06 Mar ASAL / CA Writers Fellowship recipients announced
ASAL in collaboration with Copyright Agency CA is delighted to announce the recipients of the writers’ fellowships for 2023.
ASAL aims to promote the study, discussion and creation of Australian writing, and these fellowships intend to strengthen connections between writers, readers, students, and scholars of Australian literature. There are two fellowships offered in 2023, each of three months duration.
Warmest congratulations to the recipients, Luisa Mitchell and Fiona Murphy.

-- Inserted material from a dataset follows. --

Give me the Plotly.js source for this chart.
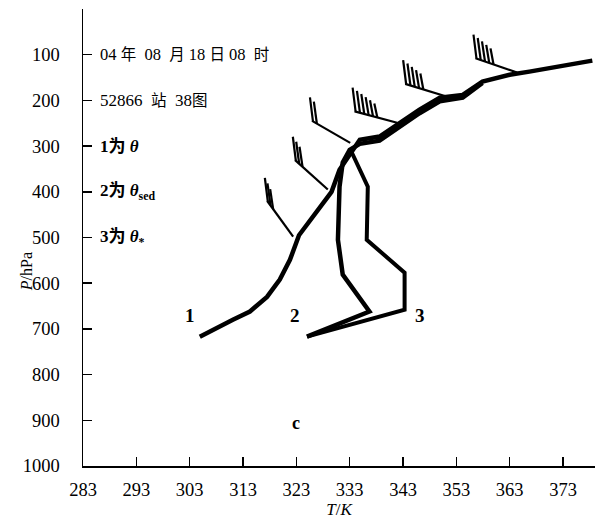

Luisa Mitchell is a Broome-born author with Whadjuk Ballardong Nyungar and European heritage, living and working as an arts producer in Boorloo (Perth). She has short stories published in both print and online, including Fremantle Press anthology Kimberley Stories (2012), international journal Portside Review, local West Australian youth magazines Grok and Pulch, and Curtin University’s alumni publication, Curtin Commons. Her writing portfolio includes fiction short stories, non-fiction essays, poetry, and screenplays that explore themes of love, magic, family trauma, colonisation, politics, and the funny side of dark situations. In 2020, she was selected as an Inner-City Writer-in-Residence at Centre for Stories, where she developed a feature screenplay excerpt that was later published in the anthology Under the Paving Stones, The Beach (2022). In 2022, she graduated from the Australian Writer’s Guild’s First Break WA screenwriting program. Luisa also performs spoken word poetry and has shared her work at WA Poets and Cockburn Wetland Centre’s events in Boorloo. She is passionate about uplifting and empowering other First Nations artists and runs a First Nations Write Night for mob at Centre for Stories, alongside Ballardong editor Casey Mulder. In her free time, she enjoys going for walks, beach swims in summer, and dancing all-year round.
Fiona Murphy is an award-winning writer and accessibility consultant based in the Blue Mountains, NSW. Her work has appeared in The Guardian, ABC, The Saturday Paper, Griffith Review, The Big Issue, among many other publications. Her debut memoir, The Shape of Sound, explores her experience with deafness and was highly commended in the 2022 Victorian Premier’s Literary Awards.